Well, this was pretty one-sided. He kept throwing jabs straight at my face – which I was totally unprepared for. I kept waiting for a straight or a hook so I could counter him but he never threw any of these and contentedly just jabbed through my guard. I tried to jab back, but since I wasn’t really trained to do this, I just kept eating counters whenever I did.
Over-all, this was the one fight that I lost pretty badly. There were no hard feelings afterwards though.

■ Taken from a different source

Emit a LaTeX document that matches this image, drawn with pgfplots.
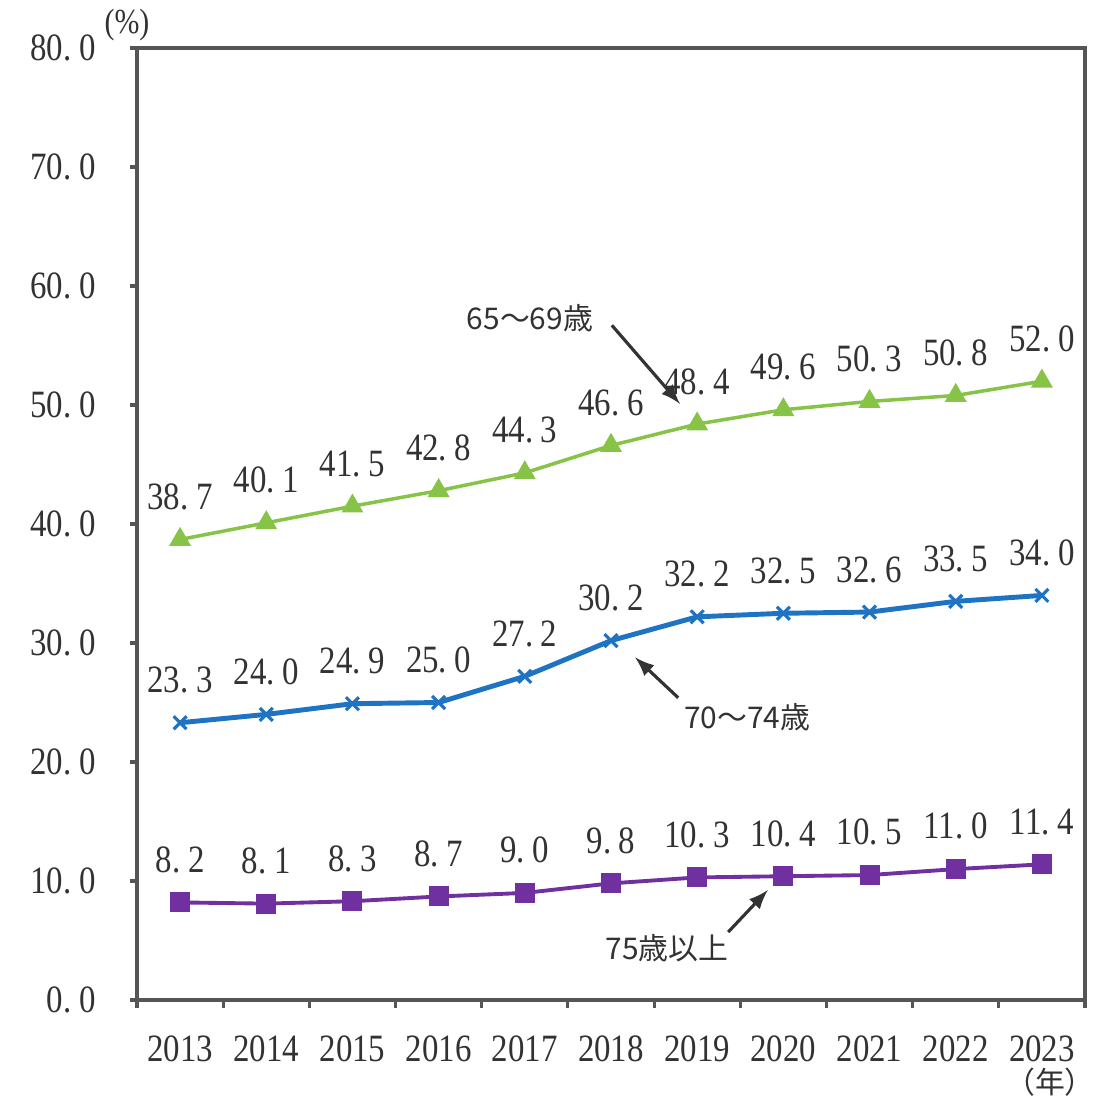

And here is another fight that I’ve forgotten the reason for. All I know is that Abraham charged straight at me for some reason and held his hands way up high, like as high as his arms could reach and then started windmilling punches in my direction with rage. I was slightly unprepared so I ate about two-three of these before I could respond and started charging in to negate the arc of his attacks. I managed to land about two shots to his face before we were stopped. Over-all, this was a draw.
I miss these times…
Maybe I just have a penchant for violence, but I really enjoyed these times. There never really any bad blood between my opponents and I after any of these fights – and of course, there were no serious injuries either. It was some kind of unwritten rule between the boys, but even though we had access to box cutters, compasses, and scissors, no one ever actually thought of using these nor even resorting to low blows to the crotch area while fighting.
I would say that a huge part of it is fear and respect. We feared not the opponent, but the consequences of elevating the fight to a different level. You see, as soon as you start bringing weapons into the mix, then you are basically giving your opponent free reign to do the same – and when weapons are involved, then fatalities and serious injuries will definitely follow. We were young and naïve back then, but we knew how to respect this simple cardinal rule.
I can only speak for myself but, I would even go as far as to say that we had some semblance of what we would romantically call a “sense of honor” – something that I believe the world needs really badly, in this time of crisis when the human race may only be a few missteps from the brink of apocalypse.